In gran spolvero anche Tornesi, dal salino Trebbiano al Ciliegiolo fino al mirabile Benducce 570, strepitoso in versione 2019. Un’altra sorpresa? Sicuramente il Mi-Fermento di Carreccia, direttamente dalla Piana d Luni (SP). Anche qui una scelta di tempo: 1 anno di bottiglia, per una bevuta citrica ma non scontata, non bevanda. Vino, esteso ed estivo. Ottimo anche il macerato (10 giorni sulle bucce).

Sempre per le bollicine naturali, non manca di lode l’Abbazia di  Propezzano col Pas (ovviamente dosé). Di grande livello, il lavoro di Daniele Lencioni per Tenuta Mareli, sul Montemagno a Camaiore (LU): simbolo di come si possa fare ottimi rossi sulla costa toscana senza scimmiottare l’entroterra. Lavoro, precisione. Mania.

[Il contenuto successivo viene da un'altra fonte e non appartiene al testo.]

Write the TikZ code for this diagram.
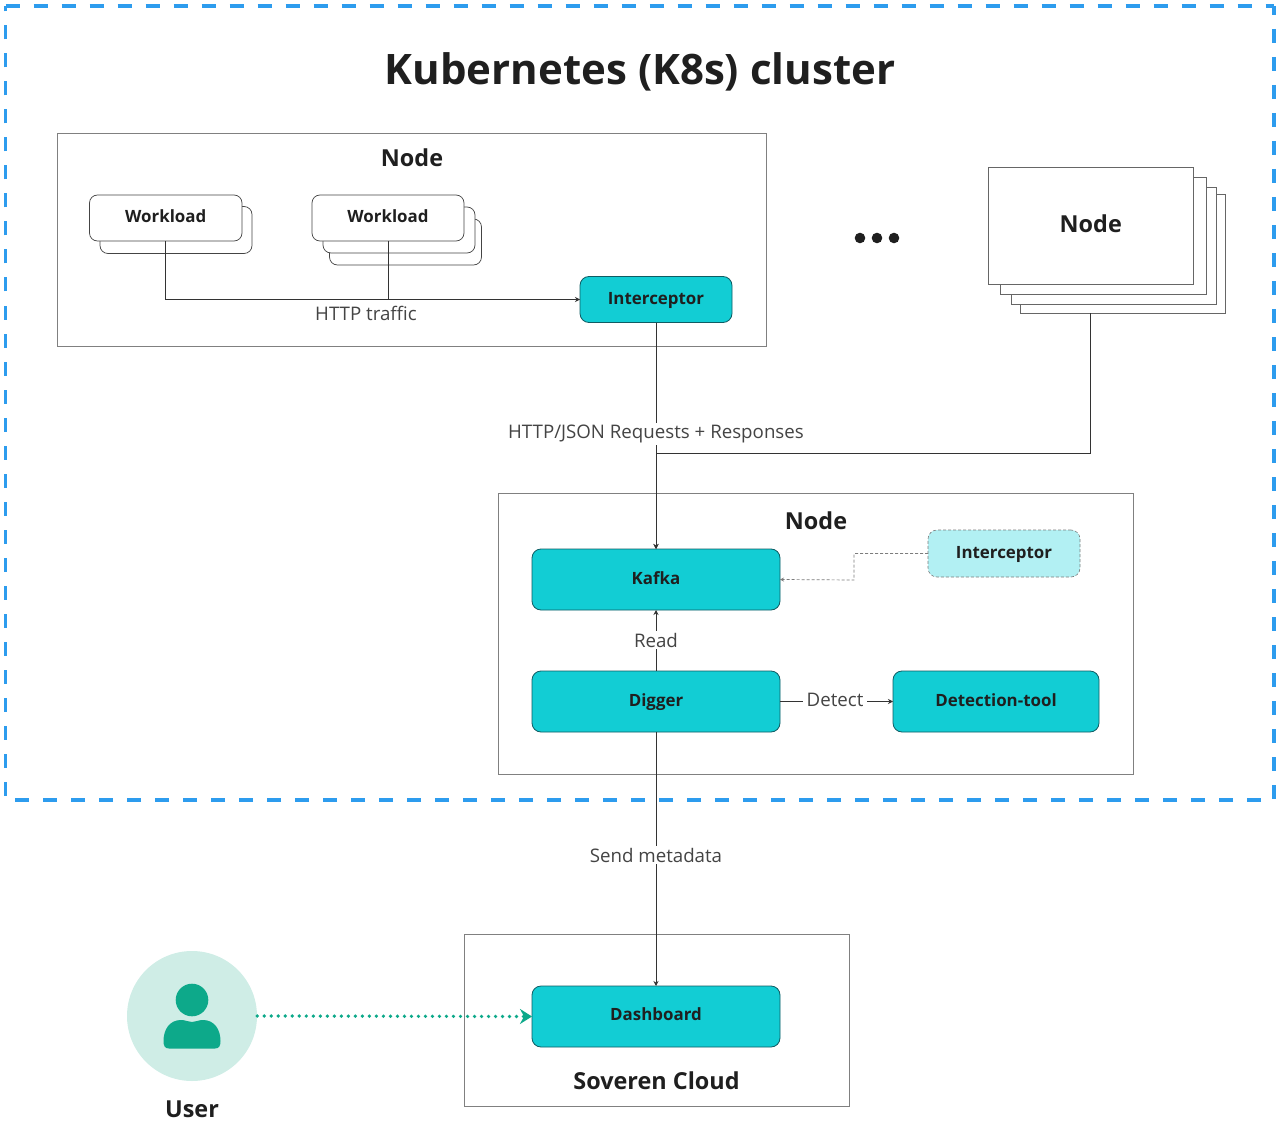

Oppure la super potenza dell’Iddu, di Eno’-Trio, ormai però duo siculo sulle pendici del vulcano terminando con uno dei super campioni, quasi un appuntamento fisso per noi, del Fivi, tale Moreno Jep Ferlat, davvero tra i vignaioli migliori d’Italia: brividi e follia sia nella Malvasia Istriana, sia nel Sessanta, il suo celebre Cabernet Franc. Siamo ormai a livelli di eccellenza tali che non guardi neanche più al prezzo. Immenso.

E tra queste storie, gente che si incontra, si scontra coi carrelli, e forse anche la consapevolezza che funzionare, farsi trovare, diventa sempre più difficile, tra questa bolgia di vino. Un clima comunque unico che non vi farà pensare di essere assenti, il prossimo anno.